The input:
***

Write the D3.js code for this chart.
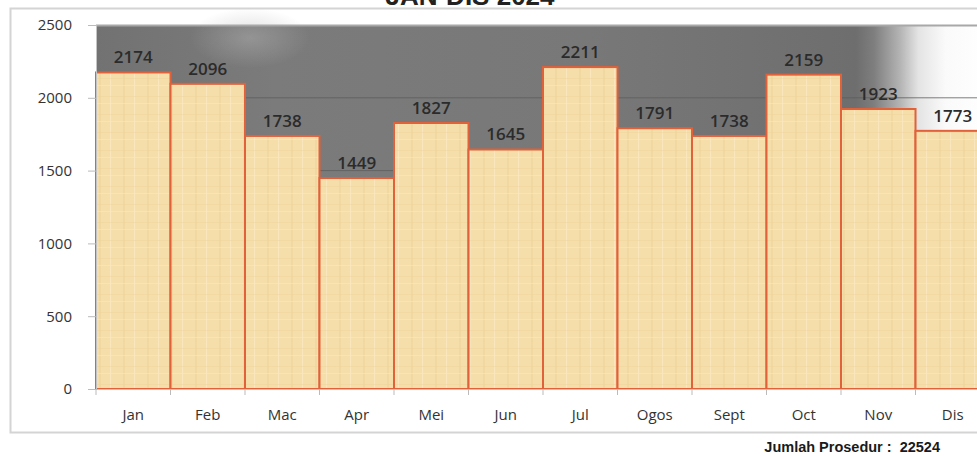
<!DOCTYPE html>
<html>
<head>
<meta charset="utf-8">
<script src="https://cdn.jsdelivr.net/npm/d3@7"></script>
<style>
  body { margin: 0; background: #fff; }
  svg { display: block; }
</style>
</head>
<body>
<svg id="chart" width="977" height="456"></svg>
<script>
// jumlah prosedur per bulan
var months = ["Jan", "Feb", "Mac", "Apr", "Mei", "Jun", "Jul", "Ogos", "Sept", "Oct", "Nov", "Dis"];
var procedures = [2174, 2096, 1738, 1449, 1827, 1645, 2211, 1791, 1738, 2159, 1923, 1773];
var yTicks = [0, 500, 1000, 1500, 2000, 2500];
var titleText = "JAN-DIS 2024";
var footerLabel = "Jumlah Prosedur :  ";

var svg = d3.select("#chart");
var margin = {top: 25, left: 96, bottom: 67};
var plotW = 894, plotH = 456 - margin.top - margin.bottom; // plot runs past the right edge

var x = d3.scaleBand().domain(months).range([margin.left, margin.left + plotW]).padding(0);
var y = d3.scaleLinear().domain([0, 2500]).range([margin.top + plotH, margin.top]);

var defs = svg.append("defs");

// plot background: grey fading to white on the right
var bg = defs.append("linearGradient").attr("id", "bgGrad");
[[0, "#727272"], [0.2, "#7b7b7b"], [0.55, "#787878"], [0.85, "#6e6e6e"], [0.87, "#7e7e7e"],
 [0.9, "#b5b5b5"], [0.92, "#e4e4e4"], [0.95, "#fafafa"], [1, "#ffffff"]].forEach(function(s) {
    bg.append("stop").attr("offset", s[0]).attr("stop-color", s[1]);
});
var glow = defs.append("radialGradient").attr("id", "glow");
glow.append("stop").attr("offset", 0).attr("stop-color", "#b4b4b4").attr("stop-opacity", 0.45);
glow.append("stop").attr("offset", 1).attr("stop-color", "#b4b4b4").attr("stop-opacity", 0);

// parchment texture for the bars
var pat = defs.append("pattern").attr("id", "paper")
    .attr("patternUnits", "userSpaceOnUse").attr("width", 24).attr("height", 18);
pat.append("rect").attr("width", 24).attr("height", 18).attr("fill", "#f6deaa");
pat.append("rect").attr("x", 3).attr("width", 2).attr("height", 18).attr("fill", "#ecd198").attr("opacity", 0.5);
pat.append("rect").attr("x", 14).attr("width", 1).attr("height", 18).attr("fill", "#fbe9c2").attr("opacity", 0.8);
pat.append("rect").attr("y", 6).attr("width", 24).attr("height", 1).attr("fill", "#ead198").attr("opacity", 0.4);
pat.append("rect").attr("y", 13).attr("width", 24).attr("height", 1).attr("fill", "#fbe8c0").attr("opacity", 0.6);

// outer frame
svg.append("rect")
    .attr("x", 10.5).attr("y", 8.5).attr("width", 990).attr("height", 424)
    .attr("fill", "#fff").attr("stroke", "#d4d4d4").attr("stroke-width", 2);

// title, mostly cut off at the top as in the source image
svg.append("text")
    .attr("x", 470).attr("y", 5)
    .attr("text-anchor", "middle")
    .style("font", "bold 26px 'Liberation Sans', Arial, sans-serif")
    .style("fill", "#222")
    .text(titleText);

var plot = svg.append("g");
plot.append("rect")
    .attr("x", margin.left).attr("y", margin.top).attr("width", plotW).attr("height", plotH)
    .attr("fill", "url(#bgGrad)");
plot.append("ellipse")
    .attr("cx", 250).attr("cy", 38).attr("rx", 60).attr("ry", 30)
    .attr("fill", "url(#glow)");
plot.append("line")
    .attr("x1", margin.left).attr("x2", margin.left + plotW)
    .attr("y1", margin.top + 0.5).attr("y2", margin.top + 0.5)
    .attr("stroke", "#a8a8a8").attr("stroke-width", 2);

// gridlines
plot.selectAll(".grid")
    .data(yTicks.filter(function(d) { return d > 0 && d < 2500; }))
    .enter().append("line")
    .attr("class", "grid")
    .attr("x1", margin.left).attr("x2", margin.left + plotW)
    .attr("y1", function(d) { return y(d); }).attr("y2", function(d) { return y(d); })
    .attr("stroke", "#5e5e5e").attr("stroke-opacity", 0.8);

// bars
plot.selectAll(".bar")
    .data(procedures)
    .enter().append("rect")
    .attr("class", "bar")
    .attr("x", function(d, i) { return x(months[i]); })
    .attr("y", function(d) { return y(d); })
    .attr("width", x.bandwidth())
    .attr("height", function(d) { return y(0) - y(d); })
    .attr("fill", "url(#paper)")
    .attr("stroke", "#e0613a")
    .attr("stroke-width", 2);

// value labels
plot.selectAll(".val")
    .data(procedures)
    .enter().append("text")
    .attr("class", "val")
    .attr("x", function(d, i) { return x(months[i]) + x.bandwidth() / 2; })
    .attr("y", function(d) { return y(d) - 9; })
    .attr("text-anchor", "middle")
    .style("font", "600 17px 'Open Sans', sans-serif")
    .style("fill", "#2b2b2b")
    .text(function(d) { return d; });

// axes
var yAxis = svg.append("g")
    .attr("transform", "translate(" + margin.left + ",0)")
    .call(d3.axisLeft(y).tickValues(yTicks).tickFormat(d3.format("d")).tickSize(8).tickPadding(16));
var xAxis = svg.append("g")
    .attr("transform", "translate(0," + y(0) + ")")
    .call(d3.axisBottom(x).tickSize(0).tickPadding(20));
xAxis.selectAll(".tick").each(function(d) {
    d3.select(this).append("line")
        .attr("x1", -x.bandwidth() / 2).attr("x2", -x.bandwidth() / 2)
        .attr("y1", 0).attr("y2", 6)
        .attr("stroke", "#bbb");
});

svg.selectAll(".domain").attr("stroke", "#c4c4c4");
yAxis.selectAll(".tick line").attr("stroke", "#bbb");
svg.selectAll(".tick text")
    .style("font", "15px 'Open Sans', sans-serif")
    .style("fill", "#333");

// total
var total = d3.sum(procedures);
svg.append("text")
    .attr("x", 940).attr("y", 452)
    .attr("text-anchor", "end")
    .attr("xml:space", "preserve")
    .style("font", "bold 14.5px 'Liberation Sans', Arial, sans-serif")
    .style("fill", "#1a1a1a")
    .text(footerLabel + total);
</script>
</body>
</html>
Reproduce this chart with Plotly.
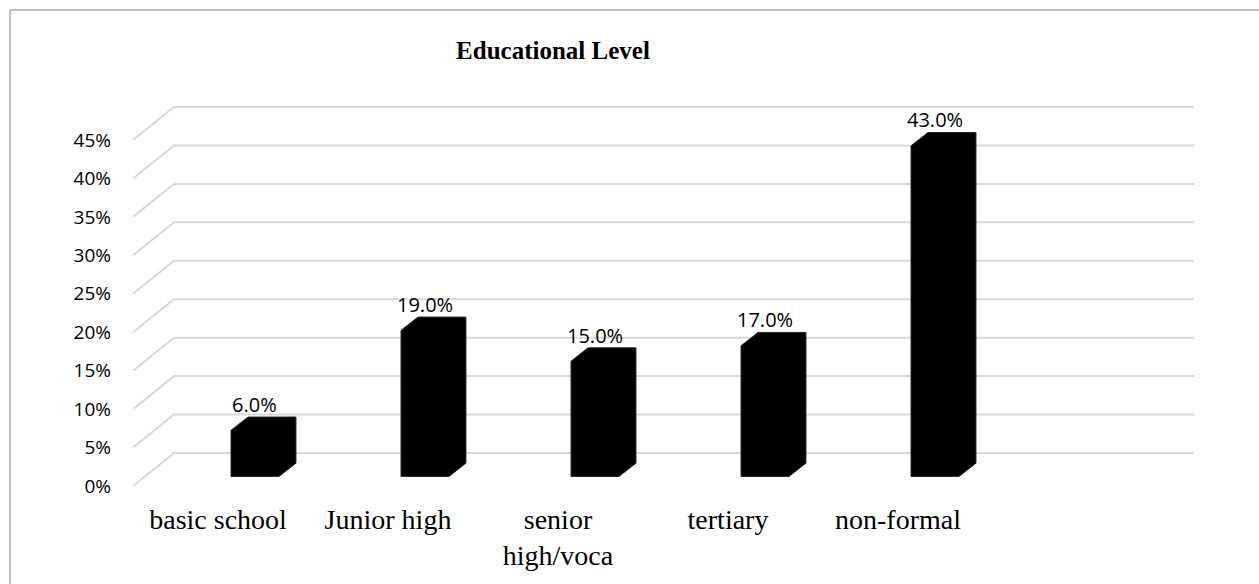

***

What the task requires:
Quote the material word for word, dropping any images it holds.

Problem solution:
Write the D3.js code for this chart.
<!DOCTYPE html>
<html>
<head>
<meta charset="utf-8">
<script src="https://cdn.jsdelivr.net/npm/d3@7"></script>
<style>
  body { margin: 0; background: #fff; }
  svg { display: block; }
</style>
</head>
<body>
<svg id="chart" width="977" height="456"></svg>
<script>
// jumlah prosedur per bulan
var months = ["Jan", "Feb", "Mac", "Apr", "Mei", "Jun", "Jul", "Ogos", "Sept", "Oct", "Nov", "Dis"];
var procedures = [2174, 2096, 1738, 1449, 1827, 1645, 2211, 1791, 1738, 2159, 1923, 1773];
var yTicks = [0, 500, 1000, 1500, 2000, 2500];
var titleText = "JAN-DIS 2024";
var footerLabel = "Jumlah Prosedur :  ";

var svg = d3.select("#chart");
var margin = {top: 25, left: 96, bottom: 67};
var plotW = 894, plotH = 456 - margin.top - margin.bottom; // plot runs past the right edge

var x = d3.scaleBand().domain(months).range([margin.left, margin.left + plotW]).padding(0);
var y = d3.scaleLinear().domain([0, 2500]).range([margin.top + plotH, margin.top]);

var defs = svg.append("defs");

// plot background: grey fading to white on the right
var bg = defs.append("linearGradient").attr("id", "bgGrad");
[[0, "#727272"], [0.2, "#7b7b7b"], [0.55, "#787878"], [0.85, "#6e6e6e"], [0.87, "#7e7e7e"],
 [0.9, "#b5b5b5"], [0.92, "#e4e4e4"], [0.95, "#fafafa"], [1, "#ffffff"]].forEach(function(s) {
    bg.append("stop").attr("offset", s[0]).attr("stop-color", s[1]);
});
var glow = defs.append("radialGradient").attr("id", "glow");
glow.append("stop").attr("offset", 0).attr("stop-color", "#b4b4b4").attr("stop-opacity", 0.45);
glow.append("stop").attr("offset", 1).attr("stop-color", "#b4b4b4").attr("stop-opacity", 0);

// parchment texture for the bars
var pat = defs.append("pattern").attr("id", "paper")
    .attr("patternUnits", "userSpaceOnUse").attr("width", 24).attr("height", 18);
pat.append("rect").attr("width", 24).attr("height", 18).attr("fill", "#f6deaa");
pat.append("rect").attr("x", 3).attr("width", 2).attr("height", 18).attr("fill", "#ecd198").attr("opacity", 0.5);
pat.append("rect").attr("x", 14).attr("width", 1).attr("height", 18).attr("fill", "#fbe9c2").attr("opacity", 0.8);
pat.append("rect").attr("y", 6).attr("width", 24).attr("height", 1).attr("fill", "#ead198").attr("opacity", 0.4);
pat.append("rect").attr("y", 13).attr("width", 24).attr("height", 1).attr("fill", "#fbe8c0").attr("opacity", 0.6);

// outer frame
svg.append("rect")
    .attr("x", 10.5).attr("y", 8.5).attr("width", 990).attr("height", 424)
    .attr("fill", "#fff").attr("stroke", "#d4d4d4").attr("stroke-width", 2);

// title, mostly cut off at the top as in the source image
svg.append("text")
    .attr("x", 470).attr("y", 5)
    .attr("text-anchor", "middle")
    .style("font", "bold 26px 'Liberation Sans', Arial, sans-serif")
    .style("fill", "#222")
    .text(titleText);

var plot = svg.append("g");
plot.append("rect")
    .attr("x", margin.left).attr("y", margin.top).attr("width", plotW).attr("height", plotH)
    .attr("fill", "url(#bgGrad)");
plot.append("ellipse")
    .attr("cx", 250).attr("cy", 38).attr("rx", 60).attr("ry", 30)
    .attr("fill", "url(#glow)");
plot.append("line")
    .attr("x1", margin.left).attr("x2", margin.left + plotW)
    .attr("y1", margin.top + 0.5).attr("y2", margin.top + 0.5)
    .attr("stroke", "#a8a8a8").attr("stroke-width", 2);

// gridlines
plot.selectAll(".grid")
    .data(yTicks.filter(function(d) { return d > 0 && d < 2500; }))
    .enter().append("line")
    .attr("class", "grid")
    .attr("x1", margin.left).attr("x2", margin.left + plotW)
    .attr("y1", function(d) { return y(d); }).attr("y2", function(d) { return y(d); })
    .attr("stroke", "#5e5e5e").attr("stroke-opacity", 0.8);

// bars
plot.selectAll(".bar")
    .data(procedures)
    .enter().append("rect")
    .attr("class", "bar")
    .attr("x", function(d, i) { return x(months[i]); })
    .attr("y", function(d) { return y(d); })
    .attr("width", x.bandwidth())
    .attr("height", function(d) { return y(0) - y(d); })
    .attr("fill", "url(#paper)")
    .attr("stroke", "#e0613a")
    .attr("stroke-width", 2);

// value labels
plot.selectAll(".val")
    .data(procedures)
    .enter().append("text")
    .attr("class", "val")
    .attr("x", function(d, i) { return x(months[i]) + x.bandwidth() / 2; })
    .attr("y", function(d) { return y(d) - 9; })
    .attr("text-anchor", "middle")
    .style("font", "600 17px 'Open Sans', sans-serif")
    .style("fill", "#2b2b2b")
    .text(function(d) { return d; });

// axes
var yAxis = svg.append("g")
    .attr("transform", "translate(" + margin.left + ",0)")
    .call(d3.axisLeft(y).tickValues(yTicks).tickFormat(d3.format("d")).tickSize(8).tickPadding(16));
var xAxis = svg.append("g")
    .attr("transform", "translate(0," + y(0) + ")")
    .call(d3.axisBottom(x).tickSize(0).tickPadding(20));
xAxis.selectAll(".tick").each(function(d) {
    d3.select(this).append("line")
        .attr("x1", -x.bandwidth() / 2).attr("x2", -x.bandwidth() / 2)
        .attr("y1", 0).attr("y2", 6)
        .attr("stroke", "#bbb");
});

svg.selectAll(".domain").attr("stroke", "#c4c4c4");
yAxis.selectAll(".tick line").attr("stroke", "#bbb");
svg.selectAll(".tick text")
    .style("font", "15px 'Open Sans', sans-serif")
    .style("fill", "#333");

// total
var total = d3.sum(procedures);
svg.append("text")
    .attr("x", 940).attr("y", 452)
    .attr("text-anchor", "end")
    .attr("xml:space", "preserve")
    .style("font", "bold 14.5px 'Liberation Sans', Arial, sans-serif")
    .style("fill", "#1a1a1a")
    .text(footerLabel + total);
</script>
</body>
</html>
Reproduce this chart with Plotly.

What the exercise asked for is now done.